Five days a week you wake up before the sun shows face, deal with a 45 minute commute, and participate in the establishment that society deems “honest work.”
Nothing wrong with that, fellow proletariat.
Meanwhile, some kid (fine, he’s an adult) in Texas is making 10k a month by scribbling words on potatoes with a marker and sending them in the mail – something only the intricacies of social media can explain; the kind of shit responsible for a guy raising $55,000 to make a potato salad. (btw: food trend alert!)
Twenty-four-year-old app developing entrepreneur Alex Craig founded Potato Parcel over dinner with his girlfriend, an idea she called the stupidest she’d ever heard at the time. His service allows people to purchase a potato for $8-10, add a custom message, and send it anonymously anywhere in the United States or U.K.

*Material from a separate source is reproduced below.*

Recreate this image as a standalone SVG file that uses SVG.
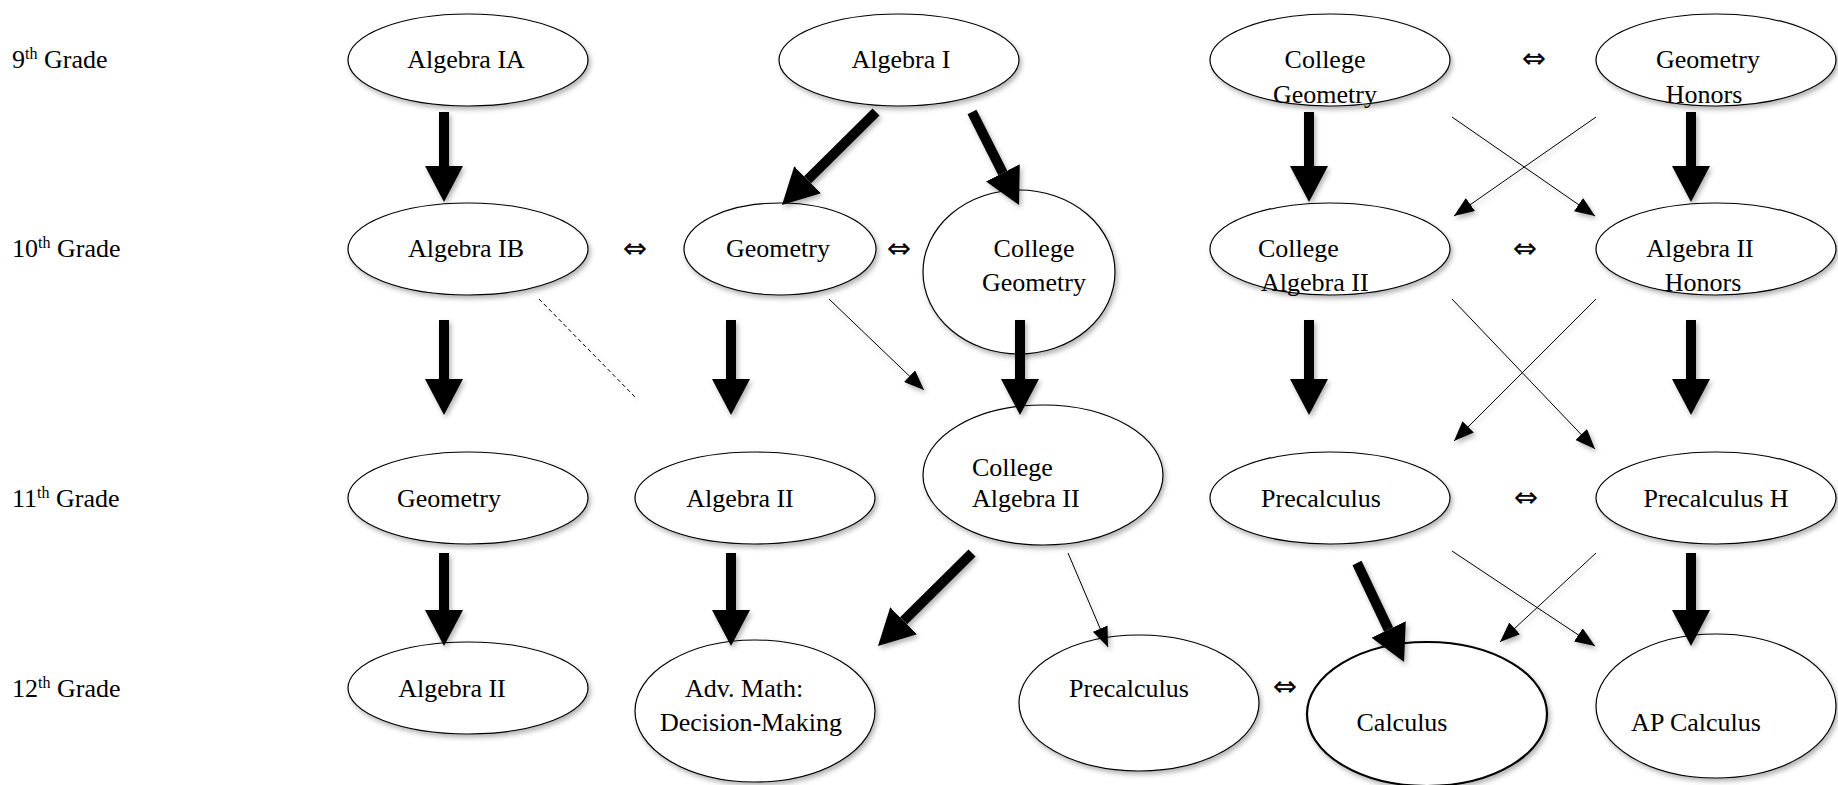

Craig says he received 2,000 potato orders on just the second day of being live, a pace his, um, ‘company’ has maintained since. He’s even picked up a bit of wisdom along the way: “I would say the two things that hold everyone back in life is fear and doubt,” he said.
“The fear of failure and the fear of wasting your time, and the doubt that you can actually achieve something big on a huge scale.”
That’s not just big folks, that’s big on a huge scale.
And that’s the story of how, in 2015, potatoes became the world’s most lucrative crop for the first time since the Middle Ages in Ireland. Or at least since McDonald’s was popular.